Polak zwrócił uwagę na fakt, że Bournemouth to zespół, który w tym sezonie prezentuje się z bardzo dobrej strony. Zawodnicy są znani z wysokiej intensywności gry oraz fizyczności, co czyni ich groźnym rywalem. „To naprawdę imponująca drużyna w tym sezonie. Są bardzo dobrzy fizycznie, mocno naciskają i wykazują się dużą intensywnością przez cały mecz, więc to będzie na pewno bardzo dynamiczne spotkanie” – dodał bramkarz.
Wobec nadchodzącego starcia, Fabiański podkreśla, że zespół musi być skupiony i zjednoczony, aby stawić czoła wyzwaniom
Kluczowe będzie, aby grać jako jedność i wykorzystać okazje, jakie nadarzą się w trakcie meczu. Zwycięstwo nad Wolverhampton było dla Młotów istotnym krokiem naprzód. Łukasz Fabiański zauważył, że każda wygrana ma znaczenie, niezależnie od sytuacji w mediach, czy presji związanej z pozycją trenera. „Zwycięstwo nad Wolverhampton było ważne – po prostu trzeba wygrywać. To był nasz główny cel na ten mecz i udało nam się go osiągnąć” – podkreślił.
Dzięki temu triumfowi, drużyna zyskała nie tylko cenne punkty, ale również pewność siebie, co Polak uznaje za pierwszorzędne w kontekście nadchodzących meczów.
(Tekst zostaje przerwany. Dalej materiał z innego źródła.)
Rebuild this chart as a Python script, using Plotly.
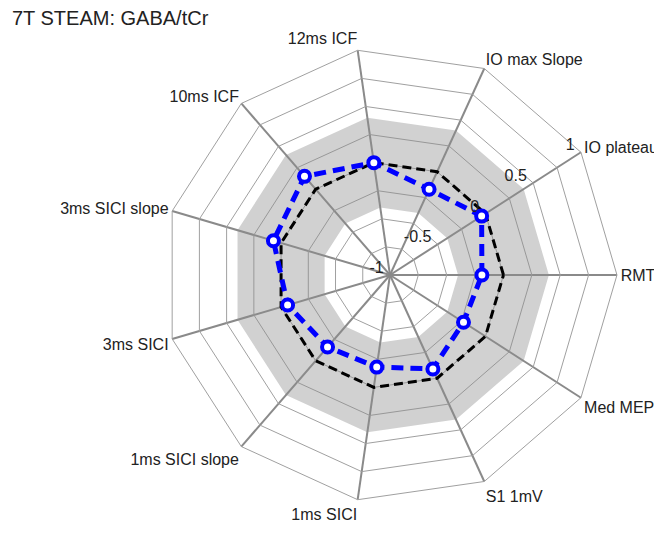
import plotly.graph_objects as go

# Оси радара (против часовой стрелки, начиная с RMT)
categories = ['RMT', 'IO plateau', 'IO max Slope', '12ms ICF', '10ms ICF',
              '3ms SICI slope', '3ms SICI', '1ms SICI slope', '1ms SICI',
              'S1 1mV', 'Med MEP']

# Корреляция с GABA/tCr
gaba_values = [-0.19, -0.04, -0.17, 0.0, 0.15, 0.07, -0.06, -0.16, -0.18, -0.09, -0.23]

# Нулевая линия и серая полоса
zero_line = [0, 0, 0, 0, 0, 0, 0, 0, 0, 0, 0]
band_upper = [0.4, 0.4, 0.4, 0.4, 0.4, 0.4, 0.4, 0.4, 0.4, 0.4, 0.4]
band_lower = [-0.4, -0.4, -0.4, -0.4, -0.4, -0.4, -0.4, -0.4, -0.4, -0.4, -0.4]

radial_ticks = [-1, -0.75, -0.5, -0.25, 0, 0.25, 0.5, 0.75, 1]
radial_text = ['-1', '', '-0.5', '', '0', '', '0.5', '', '1']

FONT = 'Liberation Sans, Arial, sans-serif'
# body страницы имеет отступ 8px, поэтому домен смещён на 8px влево/вверх
DOMAIN = dict(x=[0.2341, 0.9199], y=[0.0749, 0.9251])

fig = go.Figure()

# Серая полоса: внешний контур, затем внутренний в обратном порядке
inner_order = [0] + list(range(len(categories) - 1, 0, -1)) + [0]
fig.add_trace(go.Scatterpolar(
    theta=categories + [categories[0]] + [categories[i] for i in inner_order],
    r=band_upper + [band_upper[0]] + [band_lower[i] for i in inner_order],
    mode='lines',
    fill='toself',
    fillcolor='rgba(140, 140, 140, 0.4)',
    line=dict(width=0, color='rgba(0,0,0,0)'),
    hoverinfo='skip',
    showlegend=False
))

# Нулевая линия
fig.add_trace(go.Scatterpolar(
    theta=categories + [categories[0]],
    r=zero_line + [zero_line[0]],
    mode='lines',
    line=dict(color='black', width=3, dash='9px,5px'),
    showlegend=False
))

# Данные: линия
fig.add_trace(go.Scatterpolar(
    theta=categories + [categories[0]],
    r=gaba_values + [gaba_values[0]],
    mode='lines',
    line=dict(color='#0000ff', width=5, dash='12px,7px'),
    showlegend=False
))

# Данные: маркеры (на прозрачной круглой полярной системе поверх,
# т.к. при gridshape='linear' маркеры не отрисовываются)
fig.add_trace(go.Scatterpolar(
    theta=categories,
    r=gaba_values,
    mode='markers',
    marker=dict(size=11, color='white', symbol='circle',
                line=dict(color='#0000ff', width=4)),
    subplot='polar2',
    showlegend=False
))

fig.update_layout(
    width=662,
    height=534,
    margin=dict(l=0, r=0, t=0, b=0),
    paper_bgcolor='white',
    plot_bgcolor='white',
    font=dict(family=FONT, color='#222'),
    title=dict(
        text='7T STEAM: GABA/tCr',
        x=0.006, xanchor='left', xref='paper',
        y=0.981, yanchor='middle',
        font=dict(size=20, color='#222', family=FONT)
    ),
    polar=dict(
        domain=DOMAIN,
        bgcolor='white',
        gridshape='linear',
        angularaxis=dict(
            type='category',
            direction='counterclockwise',
            rotation=0,
            showgrid=True,
            gridcolor='#8a8a8a',
            gridwidth=2,
            showline=True,
            linecolor='#a0a0a0',
            linewidth=1,
            ticks='',
            tickfont=dict(size=16, color='#222', family=FONT)
        ),
        radialaxis=dict(
            range=[-1, 1],
            angle=32.73,
            side='counterclockwise',
            tickangle=32.73,
            tickvals=radial_ticks,
            ticktext=radial_text,
            showline=False,
            ticks='',
            gridcolor='#a0a0a0',
            gridwidth=1,
            tickfont=dict(size=16, color='#222', family=FONT)
        )
    ),
    polar2=dict(
        domain=DOMAIN,
        bgcolor='rgba(0,0,0,0)',
        angularaxis=dict(
            type='category',
            categoryarray=categories,
            direction='counterclockwise',
            rotation=0,
            showgrid=False,
            showline=False,
            showticklabels=False,
            ticks=''
        ),
        radialaxis=dict(
            range=[-1, 1],
            visible=False
        )
    )
)

fig.write_html("out.html")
Jednak polski bramkarz przestrzega przed nadmiernym optymizmem i podkreśla znaczenie analizy gry oraz dążenia do poprawy.
Patrząc w przyszłość, Fabiańskiego i jego kolegów z drużyny czekają na trudne starcia, w tym z zespołami aspirującymi do europejskich pucharów, jak Bournemouth i Brighton & Hove Albion, a także na mecz z Liverpoolem. Wobec tych wyzwań, były reprezentant Polski wzywa zespół do maksymalnego wykorzystania każdej szansy na zdobycie punktów.
„Mamy dobrą grupę graczy i naprawdę staramy się robić, co w naszej mocy, i nadal kierować pozytywnym duchem zespołu. Zawsze staramy się doskonalić jako zespół i mamy nadzieję, że będziemy trochę bardziej konsekwentni, jeśli chodzi o osiąganie wyników” – zakończył.
Łukasz Fabiański, jako doświadczony bramkarz, ma świadomość ciężkiej pracy, którą zespół musi wykonać, aby zdobyć cenne punkty i poprawić swoją sytuację w tabeli Premier League. Mecz z Bournemouth będzie nie tylko sprawdzianem umiejętności, ale również testem dla jedności drużyny, która ma szansę na zbudowanie pozytywnej dynamiki na koniec roku.